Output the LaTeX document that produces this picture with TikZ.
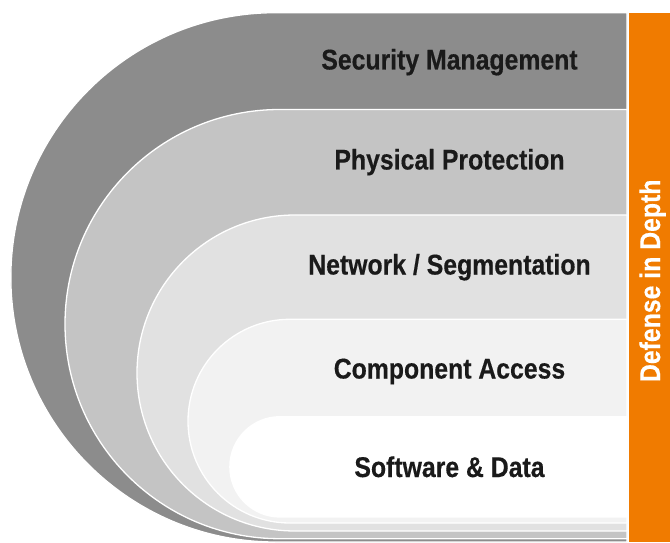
\documentclass[tikz,border=0pt]{standalone}
\usepackage{fontspec}
\setmainfont{Liberation Sans}[FakeStretch=0.87, BoldFeatures={FakeBold=0.4}]
\definecolor{lone}{HTML}{8C8C8C}
\definecolor{ltwo}{HTML}{C4C4C4}
\definecolor{lthree}{HTML}{E1E1E1}
\definecolor{lfour}{HTML}{F2F2F2}
\definecolor{lfive}{HTML}{FFFFFF}
\definecolor{dorange}{HTML}{F07B00}
\definecolor{txt}{HTML}{1A1A1A}
\begin{document}
\begin{tikzpicture}[x=1pt,y=1pt,
  layer/.style={draw=white, line width=1.3pt, line join=round},
  label/.style={font=\fontsize{28.5}{30}\selectfont\bfseries, text=txt, anchor=base, inner sep=0pt},
  side/.style={font=\fontsize{28.5}{30}\selectfont\bfseries, text=white, anchor=base, rotate=90, inner sep=0pt}]
\useasboundingbox (0,0) rectangle (670,542);
% layers (outer to inner)
\draw[layer, fill=lone]   (627,529.3) -- (275.5,529.3) arc[start angle=90, end angle=270, radius=264.65] -- (627,0) -- cycle;
\draw[layer, fill=ltwo]   (627,432.5) -- (279.6,432.5) arc[start angle=90, end angle=270, radius=214.6] -- (627,3.3) -- cycle;
\draw[layer, fill=lthree] (627,327) -- (295,327) arc[start angle=90, end angle=270, radius=158] -- (627,11) -- cycle;
\draw[layer, fill=lfour]  (627,222.7) -- (289.85,222.7) arc[start angle=90, end angle=270, radius=101.85] -- (627,19) -- cycle;
\draw[layer, fill=lfive]  (627,125.3) -- (280,125.3) arc[start angle=90, end angle=270, radius=50.15] -- (627,25) -- cycle;
% orange bar
\fill[dorange] (629,0) rectangle (670,529.3);
% labels
\node[label] (sm) at (449.5,472.5) {Security Management};
\node[label] (pp) at (449.5,372.5) {Physical Protection};
\node[label] (ns) at (449.5,267.5) {Network / Segmentation};
\node[label] (ca) at (449.5,163.5) {Component Access};
\node[label] (sd) at (449.5,65) {Software \& Data};
\node[side] (did) at (660,261.2) {Defense in Depth};
\end{tikzpicture}
\end{document}
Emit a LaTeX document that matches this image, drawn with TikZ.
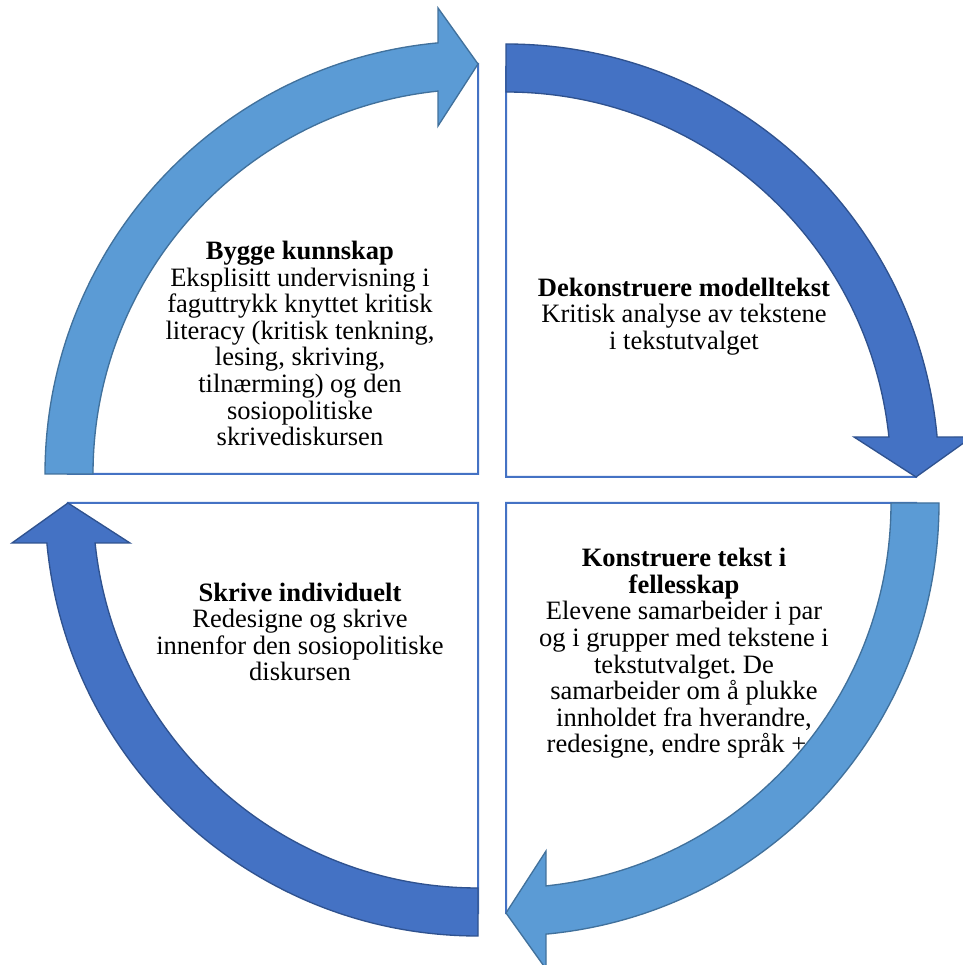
\documentclass[tikz,border=0pt]{standalone}
\usepackage{fontspec}
\setmainfont{Liberation Serif}
\frenchspacing
\definecolor{boxline}{RGB}{68,114,196}
\definecolor{lightfill}{RGB}{91,155,213}
\definecolor{lightedge}{RGB}{65,113,156}
\definecolor{darkfill}{RGB}{68,114,196}
\definecolor{darkedge}{RGB}{47,82,143}
\tikzset{
  piebox/.style={draw=boxline, line width=1.5pt, fill=white},
  lightarrow/.style={fill=lightfill, draw=lightedge, line width=1pt, line join=miter},
  darkarrow/.style={fill=darkfill, draw=darkedge, line width=1pt, line join=miter},
  txt/.style={align=center, inner sep=0pt, font=\fontsize{19.9pt}{19.95pt}\selectfont}
}
\newcommand\quarterbox[2]{%
  \begin{scope}[shift={#1}, rotate=#2]
    \path[piebox] (0,0) -- (-410,0) arc[start angle=180, end angle=90, radius=410] -- cycle;
  \end{scope}}
\newcommand\cyclearrow[3]{%
  \begin{scope}[shift={#1}, rotate=#2]
    \path[#3] (180:385) -- (180:433) arc[start angle=180, end angle=95.30, radius=433]
      -- (-40,466) -- (0,410) -- (-40,348) -- (95.96:385)
      arc[start angle=95.96, end angle=180, radius=385] -- cycle;
  \end{scope}}
\begin{document}
\begin{tikzpicture}[x=0.75pt, y=0.75pt]
  \clip (0,0) rectangle (963,965);
  \fill[white] (0,0) rectangle (963,965);
  % quarter boxes
  \quarterbox{(478,491)}{0}
  \quarterbox{(506,488)}{-90}
  \quarterbox{(506,462)}{-180}
  \quarterbox{(478,462)}{90}
  % texts
  \node[txt] (bygge) at (300,621.5) {\textbf{Bygge kunnskap}\\Eksplisitt undervisning i\\faguttrykk knyttet kritisk\\literacy (kritisk tenkning,\\lesing, skriving,\\tilnærming) og den\\sosiopolitiske\\skrivediskursen};
  \node[txt] (dekon) at (684,648.6) {\textbf{Dekonstruere modelltekst}\\Kritisk analyse av tekstene\\i tekstutvalget};
  \node[txt] (skrive) at (300,333) {\textbf{Skrive individuelt}\\Redesigne og skrive\\innenfor den sosiopolitiske\\diskursen};
  \node[txt] (konstr) at (684,311.5) {\textbf{Konstruere tekst i}\\\textbf{fellesskap}\\Elevene samarbeider i par\\og i grupper med tekstene i\\tekstutvalget. De\\samarbeider om å plukke\\innholdet fra hverandre,\\redesigne, endre språk ++};
  % arrows
  \cyclearrow{(478,491)}{0}{lightarrow}
  \cyclearrow{(506,488)}{-90}{darkarrow}
  \cyclearrow{(506,462)}{-180}{lightarrow}
  \cyclearrow{(478,462)}{90}{darkarrow}
\end{tikzpicture}
\end{document}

● DO THIS
Write out the material above once more, exactly as it reads, with no pictures.

● FINISHED ANSWER
Output the LaTeX document that produces this picture with TikZ.
\documentclass[tikz,border=0pt]{standalone}
\usepackage{fontspec}
\setmainfont{Liberation Sans}[FakeStretch=0.87, BoldFeatures={FakeBold=0.4}]
\definecolor{lone}{HTML}{8C8C8C}
\definecolor{ltwo}{HTML}{C4C4C4}
\definecolor{lthree}{HTML}{E1E1E1}
\definecolor{lfour}{HTML}{F2F2F2}
\definecolor{lfive}{HTML}{FFFFFF}
\definecolor{dorange}{HTML}{F07B00}
\definecolor{txt}{HTML}{1A1A1A}
\begin{document}
\begin{tikzpicture}[x=1pt,y=1pt,
  layer/.style={draw=white, line width=1.3pt, line join=round},
  label/.style={font=\fontsize{28.5}{30}\selectfont\bfseries, text=txt, anchor=base, inner sep=0pt},
  side/.style={font=\fontsize{28.5}{30}\selectfont\bfseries, text=white, anchor=base, rotate=90, inner sep=0pt}]
\useasboundingbox (0,0) rectangle (670,542);
% layers (outer to inner)
\draw[layer, fill=lone]   (627,529.3) -- (275.5,529.3) arc[start angle=90, end angle=270, radius=264.65] -- (627,0) -- cycle;
\draw[layer, fill=ltwo]   (627,432.5) -- (279.6,432.5) arc[start angle=90, end angle=270, radius=214.6] -- (627,3.3) -- cycle;
\draw[layer, fill=lthree] (627,327) -- (295,327) arc[start angle=90, end angle=270, radius=158] -- (627,11) -- cycle;
\draw[layer, fill=lfour]  (627,222.7) -- (289.85,222.7) arc[start angle=90, end angle=270, radius=101.85] -- (627,19) -- cycle;
\draw[layer, fill=lfive]  (627,125.3) -- (280,125.3) arc[start angle=90, end angle=270, radius=50.15] -- (627,25) -- cycle;
% orange bar
\fill[dorange] (629,0) rectangle (670,529.3);
% labels
\node[label] (sm) at (449.5,472.5) {Security Management};
\node[label] (pp) at (449.5,372.5) {Physical Protection};
\node[label] (ns) at (449.5,267.5) {Network / Segmentation};
\node[label] (ca) at (449.5,163.5) {Component Access};
\node[label] (sd) at (449.5,65) {Software \& Data};
\node[side] (did) at (660,261.2) {Defense in Depth};
\end{tikzpicture}
\end{document}
Emit a LaTeX document that matches this image, drawn with TikZ.
\documentclass[tikz,border=0pt]{standalone}
\usepackage{fontspec}
\setmainfont{Liberation Serif}
\frenchspacing
\definecolor{boxline}{RGB}{68,114,196}
\definecolor{lightfill}{RGB}{91,155,213}
\definecolor{lightedge}{RGB}{65,113,156}
\definecolor{darkfill}{RGB}{68,114,196}
\definecolor{darkedge}{RGB}{47,82,143}
\tikzset{
  piebox/.style={draw=boxline, line width=1.5pt, fill=white},
  lightarrow/.style={fill=lightfill, draw=lightedge, line width=1pt, line join=miter},
  darkarrow/.style={fill=darkfill, draw=darkedge, line width=1pt, line join=miter},
  txt/.style={align=center, inner sep=0pt, font=\fontsize{19.9pt}{19.95pt}\selectfont}
}
\newcommand\quarterbox[2]{%
  \begin{scope}[shift={#1}, rotate=#2]
    \path[piebox] (0,0) -- (-410,0) arc[start angle=180, end angle=90, radius=410] -- cycle;
  \end{scope}}
\newcommand\cyclearrow[3]{%
  \begin{scope}[shift={#1}, rotate=#2]
    \path[#3] (180:385) -- (180:433) arc[start angle=180, end angle=95.30, radius=433]
      -- (-40,466) -- (0,410) -- (-40,348) -- (95.96:385)
      arc[start angle=95.96, end angle=180, radius=385] -- cycle;
  \end{scope}}
\begin{document}
\begin{tikzpicture}[x=0.75pt, y=0.75pt]
  \clip (0,0) rectangle (963,965);
  \fill[white] (0,0) rectangle (963,965);
  % quarter boxes
  \quarterbox{(478,491)}{0}
  \quarterbox{(506,488)}{-90}
  \quarterbox{(506,462)}{-180}
  \quarterbox{(478,462)}{90}
  % texts
  \node[txt] (bygge) at (300,621.5) {\textbf{Bygge kunnskap}\\Eksplisitt undervisning i\\faguttrykk knyttet kritisk\\literacy (kritisk tenkning,\\lesing, skriving,\\tilnærming) og den\\sosiopolitiske\\skrivediskursen};
  \node[txt] (dekon) at (684,648.6) {\textbf{Dekonstruere modelltekst}\\Kritisk analyse av tekstene\\i tekstutvalget};
  \node[txt] (skrive) at (300,333) {\textbf{Skrive individuelt}\\Redesigne og skrive\\innenfor den sosiopolitiske\\diskursen};
  \node[txt] (konstr) at (684,311.5) {\textbf{Konstruere tekst i}\\\textbf{fellesskap}\\Elevene samarbeider i par\\og i grupper med tekstene i\\tekstutvalget. De\\samarbeider om å plukke\\innholdet fra hverandre,\\redesigne, endre språk ++};
  % arrows
  \cyclearrow{(478,491)}{0}{lightarrow}
  \cyclearrow{(506,488)}{-90}{darkarrow}
  \cyclearrow{(506,462)}{-180}{lightarrow}
  \cyclearrow{(478,462)}{90}{darkarrow}
\end{tikzpicture}
\end{document}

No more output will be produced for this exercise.